Exercise prompt:
Find how many lines contain "script" and state only that number.

[Data entries]
----

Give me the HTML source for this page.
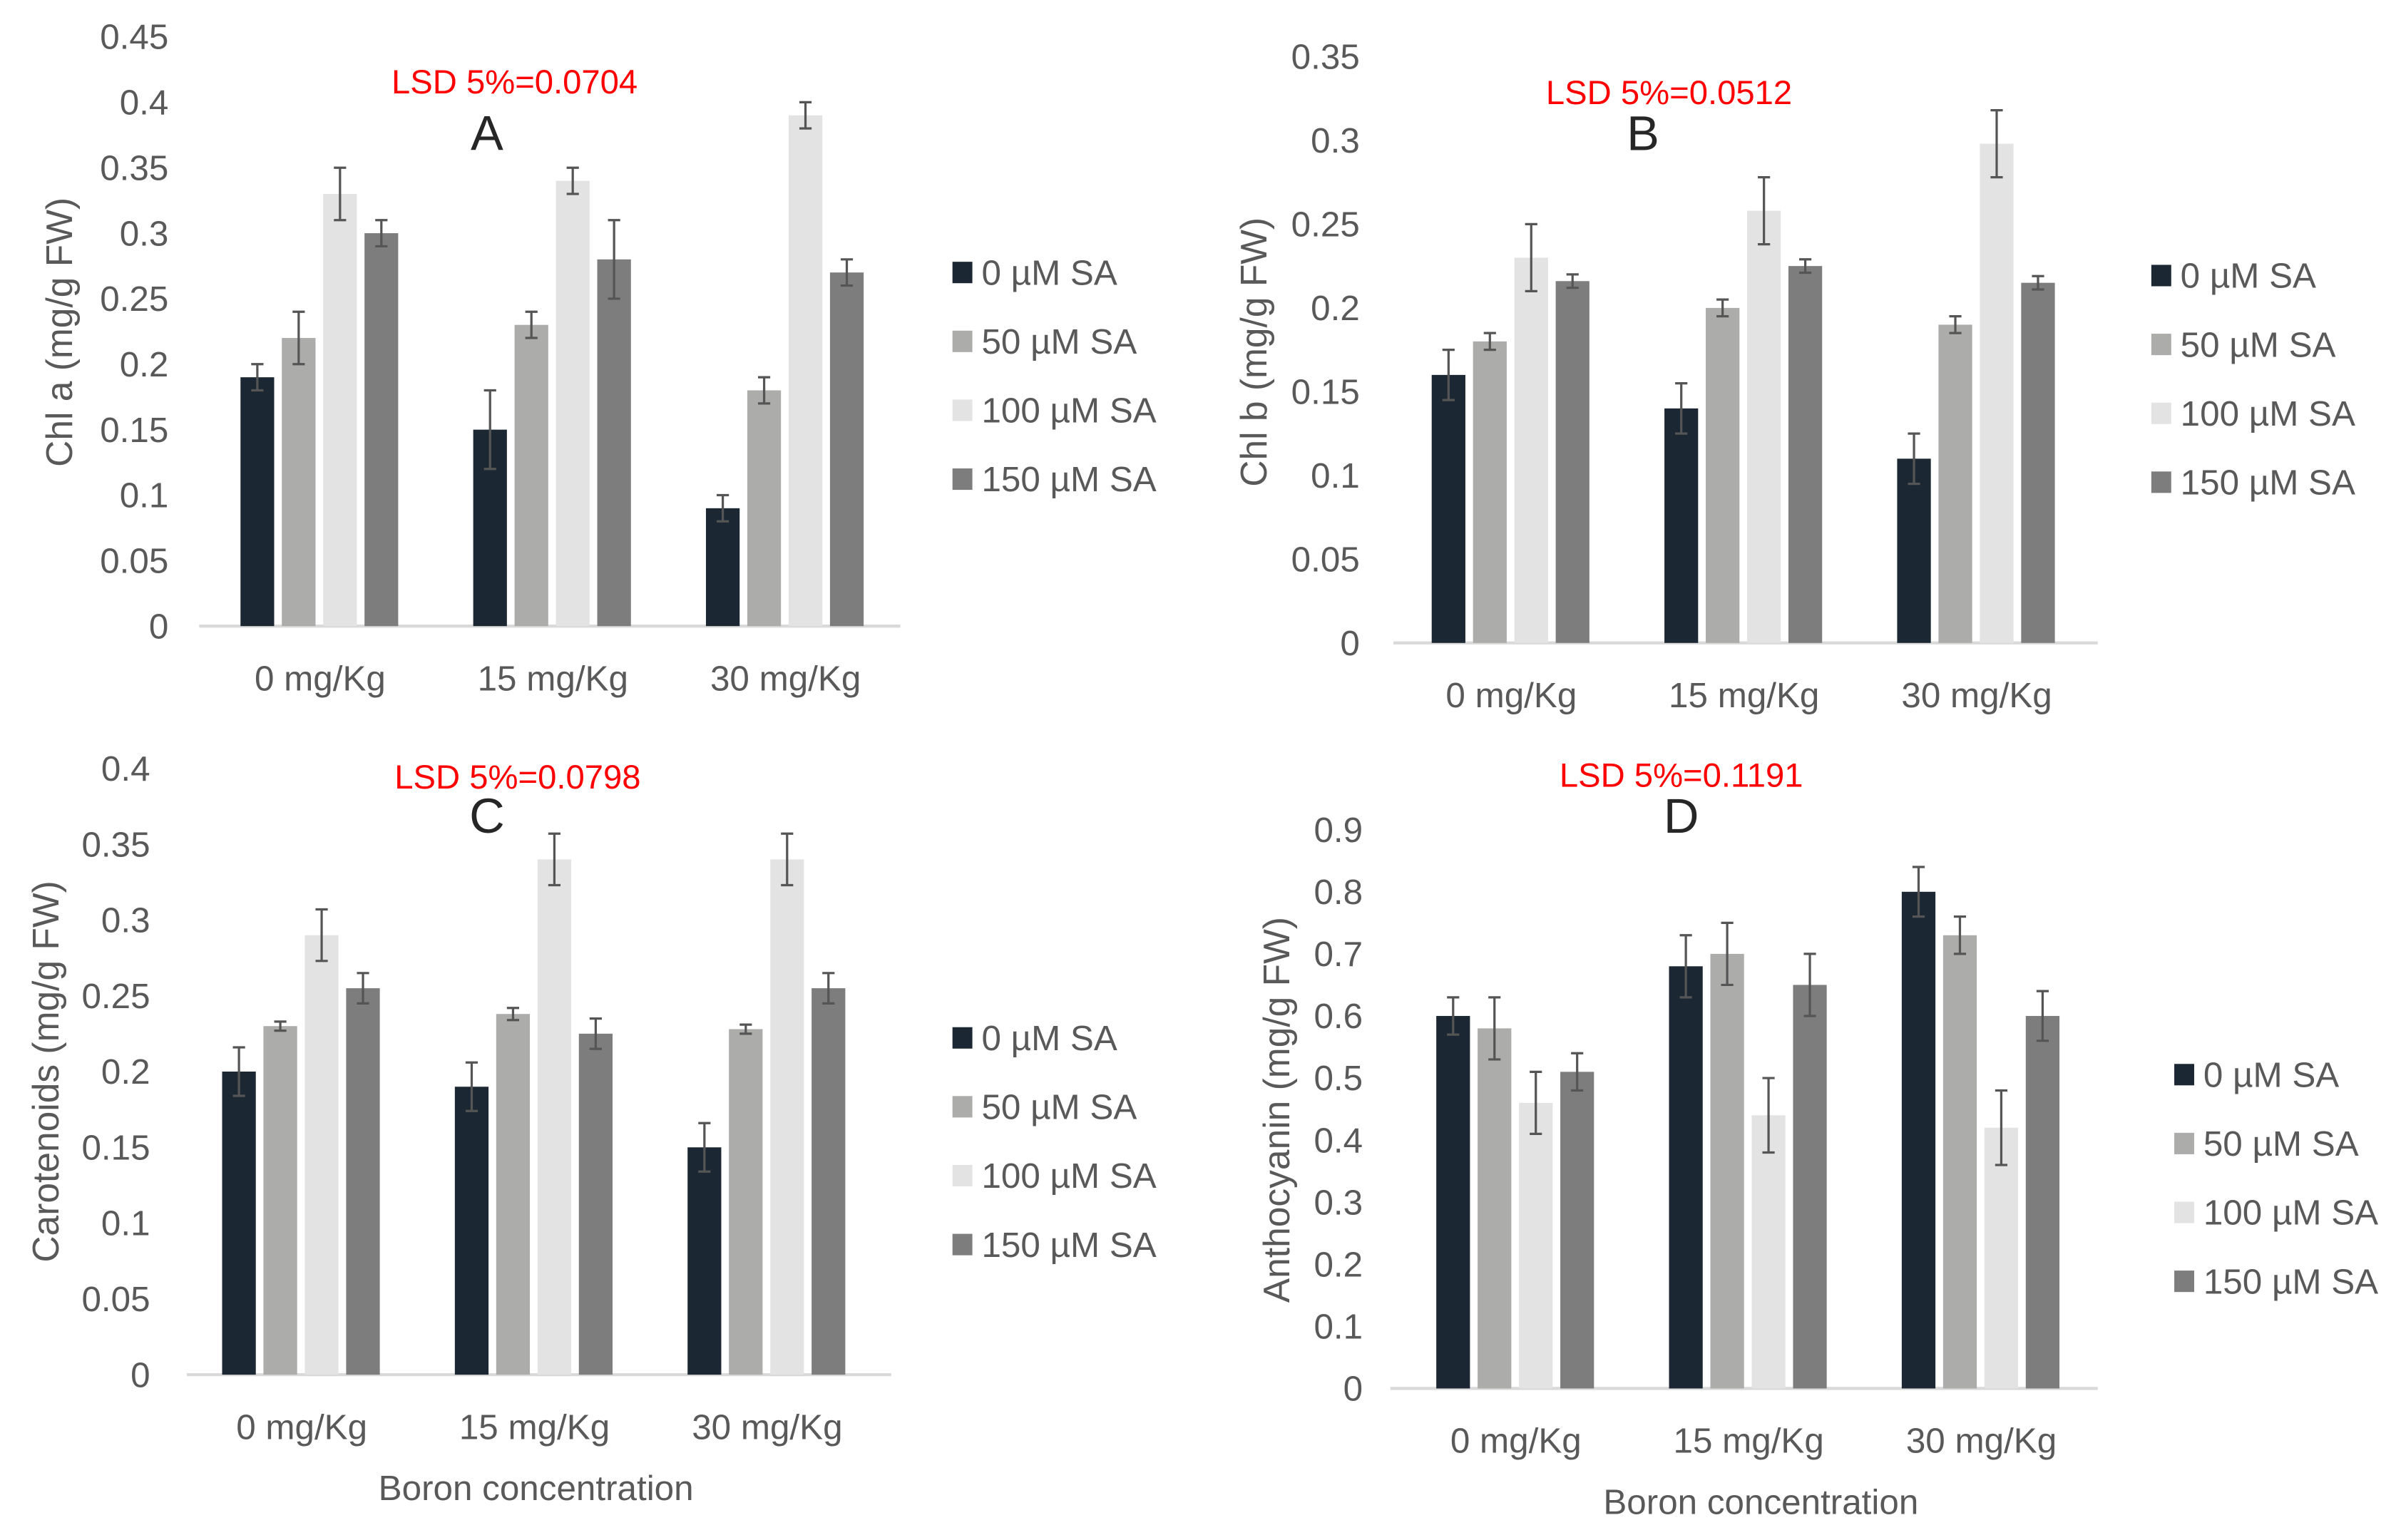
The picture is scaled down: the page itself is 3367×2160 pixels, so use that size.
<!DOCTYPE html>
<html><head><meta charset="utf-8"><style>
html,body{margin:0;padding:0;background:#fff}
svg{display:block}
text{font-family:"Liberation Sans",sans-serif}
</style></head><body>
<svg id="fig" width="3367" height="2160" viewBox="0 0 1568 1006" xmlns="http://www.w3.org/2000/svg"></svg>
<script>
const categories = ["0 mg/Kg","15 mg/Kg","30 mg/Kg"];
const seriesNames = ["0 µM SA","50 µM SA","100 µM SA","150 µM SA"];
const colors = ["#1b2733","#acacab","#e3e3e3","#7d7d7d"];

const aVals = [[0.19,0.15,0.09],[0.22,0.23,0.18],[0.33,0.34,0.39],[0.30,0.28,0.27]];
const aErr  = [[0.01,0.03,0.01],[0.02,0.01,0.01],[0.02,0.01,0.01],[0.01,0.03,0.01]];
const aTicks = ["0","0.05","0.1","0.15","0.2","0.25","0.3","0.35","0.4","0.45"];

const bVals = [[0.16,0.14,0.11],[0.18,0.20,0.19],[0.23,0.258,0.298],[0.216,0.225,0.215]];
const bErr  = [[0.015,0.015,0.015],[0.005,0.005,0.005],[0.02,0.02,0.02],[0.004,0.004,0.004]];
const bTicks = ["0","0.05","0.1","0.15","0.2","0.25","0.3","0.35"];

const cVals = [[0.20,0.19,0.15],[0.23,0.238,0.228],[0.29,0.34,0.34],[0.255,0.225,0.255]];
const cErr  = [[0.016,0.016,0.016],[0.003,0.004,0.003],[0.017,0.017,0.017],[0.01,0.01,0.01]];
const cTicks = ["0","0.05","0.1","0.15","0.2","0.25","0.3","0.35","0.4"];

const dVals = [[0.60,0.68,0.80],[0.58,0.70,0.73],[0.46,0.44,0.42],[0.51,0.65,0.60]];
const dErr  = [[0.03,0.05,0.04],[0.05,0.05,0.03],[0.05,0.06,0.06],[0.03,0.05,0.04]];
const dTicks = ["0","0.1","0.2","0.3","0.4","0.5","0.6","0.7","0.8","0.9"];

const NS="http://www.w3.org/2000/svg";
const svg=document.getElementById('fig');
function mk(tag,attrs,parent){const e=document.createElementNS(NS,tag);for(const k in attrs)e.setAttribute(k,attrs[k]);(parent||svg).appendChild(e);return e;}

function panel(cfg){
  const g=mk('g',{});
  
  
  const maxV=cfg.tickStep*(cfg.ticks.length-1);
  const y=v=>cfg.y0-(v/maxV)*(cfg.y0-cfg.yTop);
  cfg.ticks.forEach((t,i)=>{
    const tx=mk('text',{x:cfg.tickX,y:y(i*cfg.tickStep)+8,'text-anchor':'end','font-size':23,fill:'#595959'},g);
    tx.textContent=t;
    
    
  });
  const ax=mk('line',{x1:cfg.axX1,x2:cfg.axX2,y1:cfg.y0,y2:cfg.y0,stroke:'#d9d9d9','stroke-width':2},g);
  
  
  const xc=i=>cfg.gx0+i*152;
  categories.forEach((c,ci)=>{
    const tx=mk('text',{x:xc(ci),y:cfg.y0+42,'text-anchor':'middle','font-size':23,fill:'#595959'},g);
    tx.textContent=c;
    
    
    cfg.vals.forEach((sv,si)=>{
      const v=sv[ci],e=cfg.err[si][ci];
      const bx=xc(ci)-52+si*27;
      const r=mk('rect',{x:bx,y:y(v),width:22,height:cfg.y0-y(v),fill:colors[si]},g);
      
      
      const cx=bx+11;
      const el=mk('path',{d:`M${cx},${y(v+e)}V${y(v-e)}M${cx-4},${y(v+e)}H${cx+4}M${cx-4},${y(v-e)}H${cx+4}`,stroke:'#555',fill:'none','stroke-width':1.5},g);
      
      
    });
  });
  const yt=mk('text',{x:0,y:0,'text-anchor':'middle','font-size':24,fill:'#595959',transform:`translate(${cfg.ytX},${cfg.ytY}) rotate(-90)`},g);
  yt.textContent=cfg.yTitle;
  
  
  const lsd=mk('text',{x:cfg.lsdX,y:cfg.lsdY,'text-anchor':'middle','font-size':22,fill:'#ff0000'},g);
  lsd.textContent=cfg.lsd;
  
  
  const let_=mk('text',{x:cfg.letX,y:cfg.letY,'text-anchor':'middle','font-size':32,fill:'#262626'},g);
  let_.textContent=cfg.id;
  
  
  seriesNames.forEach((s,si)=>{
    const ly=cfg.legY+si*cfg.legStep;
    const sq=mk('rect',{x:cfg.legX,y:ly-7,width:13,height:14,fill:colors[si]},g);
    
    
    const lt=mk('text',{x:cfg.legX+19,y:ly+8,'font-size':23,fill:'#595959'},g);
    lt.textContent=s;
    
    
  });
  if(cfg.xTitle){
    const xt=mk('text',{x:cfg.xtX,y:cfg.xtY,'text-anchor':'middle','font-size':23,fill:'#595959'},g);
    xt.textContent='Boron concentration';
    
    
  }
}
panel({id:'A',vals:aVals,err:aErr,ticks:aTicks,tickStep:0.05,y0:409,yTop:24,tickX:110,axX1:130,axX2:588,gx0:209,
  yTitle:'Chl a (mg/g FW)',ytX:47,ytY:217,lsd:'LSD 5%=0.0704',lsdX:336,lsdY:61,letX:318,letY:98,legX:622,legY:178,legStep:45});
panel({id:'B',vals:bVals,err:bErr,ticks:bTicks,tickStep:0.05,y0:420,yTop:37,tickX:888,axX1:910,axX2:1370,gx0:987,
  yTitle:'Chl b (mg/g FW)',ytX:827,ytY:230,lsd:'LSD 5%=0.0512',lsdX:1090,lsdY:68,letX:1073,letY:98,legX:1405,legY:180,legStep:45});
panel({id:'C',vals:cVals,err:cErr,ticks:cTicks,tickStep:0.05,y0:898,yTop:502,tickX:98,axX1:122,axX2:582,gx0:197,
  yTitle:'Carotenoids (mg/g FW)',ytX:38,ytY:700,lsd:'LSD 5%=0.0798',lsdX:338,lsdY:515,letX:318,letY:544,legX:622,legY:678,legStep:45,
  xTitle:true,xtX:350,xtY:980});
panel({id:'D',vals:dVals,err:dErr,ticks:dTicks,tickStep:0.1,y0:907,yTop:542,tickX:890,axX1:908,axX2:1370,gx0:990,
  yTitle:'Anthocyanin (mg/g FW)',ytX:842,ytY:725,lsd:'LSD 5%=0.1191',lsdX:1098,lsdY:514,letX:1098,letY:544,legX:1420,legY:702,legStep:45,
  xTitle:true,xtX:1150,xtY:989});
</script>
</body></html>
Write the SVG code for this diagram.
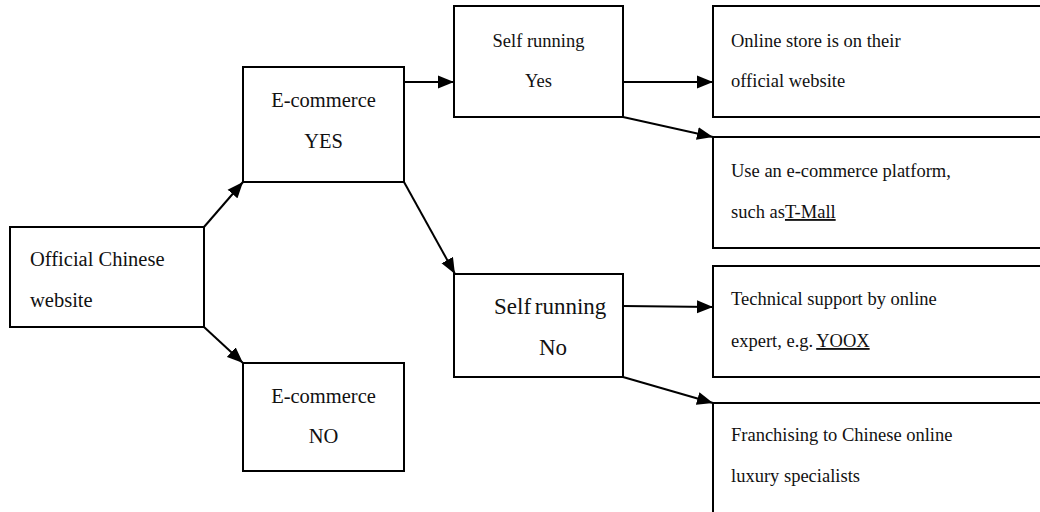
<svg xmlns="http://www.w3.org/2000/svg" width="1040" height="512" viewBox="0 0 1040 512">
<style>
.box{fill:#fff;stroke:#000;stroke-width:2}
text{font-family:'Liberation Serif','Times New Roman',serif;fill:#111}
.c{text-anchor:middle}
.conn line{stroke:#000;stroke-width:2;marker-end:url(#ah)}
</style>
<defs>
<marker id="ah" markerUnits="userSpaceOnUse" markerWidth="17" markerHeight="14" refX="16" refY="7" orient="auto">
<path d="M0,0.5 L16,7 L0,13.5 Z" fill="#000"/>
</marker>
</defs>
<rect width="1040" height="512" fill="#fff"/>
<g id="connectors" class="conn">
<line x1="204" y1="227" x2="243" y2="182"/>
<line x1="204" y1="327" x2="243" y2="363"/>
<line x1="404" y1="82" x2="454" y2="82"/>
<line x1="404" y1="182" x2="455" y2="274"/>
<line x1="623" y1="82" x2="713" y2="82"/>
<line x1="623" y1="117" x2="713" y2="137"/>
<line x1="623" y1="306" x2="713" y2="307"/>
<line x1="623" y1="377" x2="713" y2="403"/>
</g>
<g id="official">
<rect class="box" x="10" y="227" width="194" height="100"/>
<text x="30" y="266" font-size="20.5">Official Chinese</text>
<text x="30" y="307" font-size="20.5">website</text>
</g>
<g id="ecom-yes">
<rect class="box" x="243" y="67" width="161" height="115"/>
<text class="c" x="323.5" y="107" font-size="20.5">E-commerce</text>
<text class="c" x="323.5" y="148" font-size="20.5">YES</text>
</g>
<g id="ecom-no">
<rect class="box" x="243" y="363" width="161" height="108"/>
<text class="c" x="323.5" y="403" font-size="20.5">E-commerce</text>
<text class="c" x="323.5" y="443" font-size="20.5">NO</text>
</g>
<g id="self-yes">
<rect class="box" x="454" y="6" width="169" height="111"/>
<text class="c" x="538.5" y="47" font-size="18.5">Self running</text>
<text class="c" x="538.5" y="87" font-size="18.5">Yes</text>
</g>
<g id="self-no">
<rect class="box" x="454" y="274" width="169" height="103"/>
<text x="494" y="314" font-size="23" word-spacing="-2">Self running</text>
<text class="c" x="553" y="355" font-size="23">No</text>
</g>
<g id="online-store">
<rect class="box" x="713" y="6" width="335" height="111"/>
<text x="731" y="47" font-size="18.5">Online store is on their</text>
<text x="731" y="87" font-size="18.5">official website</text>
</g>
<g id="platform">
<rect class="box" x="713" y="137" width="335" height="111"/>
<text x="731" y="177" font-size="18.5">Use an e-commerce platform,</text>
<text x="731" y="218" font-size="18.5">such as<tspan text-decoration="underline">T-Mall</tspan></text>
</g>
<g id="technical">
<rect class="box" x="713" y="266" width="335" height="111"/>
<text x="731" y="305" font-size="18.5">Technical support by online</text>
<text x="731" y="347" font-size="18.5">expert, e.g.<tspan dx="3" text-decoration="underline">YOOX</tspan></text>
</g>
<g id="franchising">
<rect class="box" x="713" y="403" width="335" height="120"/>
<text x="731" y="441" font-size="18.5">Franchising to Chinese online</text>
<text x="731" y="482" font-size="18.5">luxury specialists</text>
</g>
</svg>
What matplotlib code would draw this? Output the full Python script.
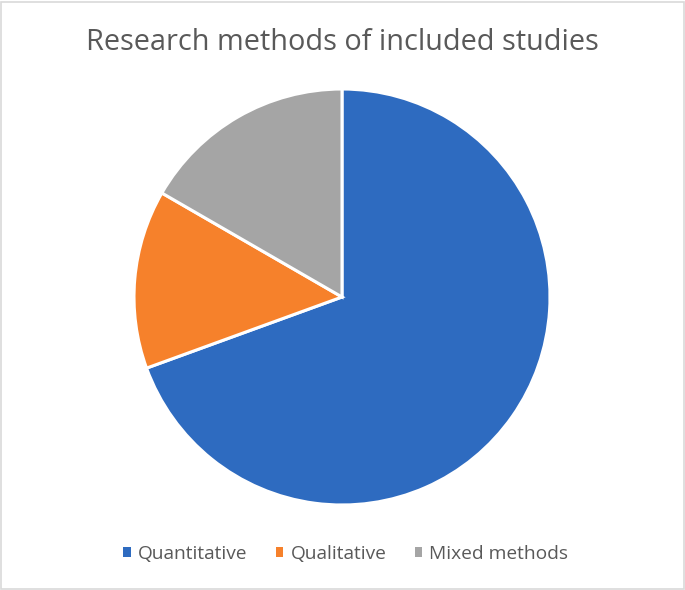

----

Exercise output:
3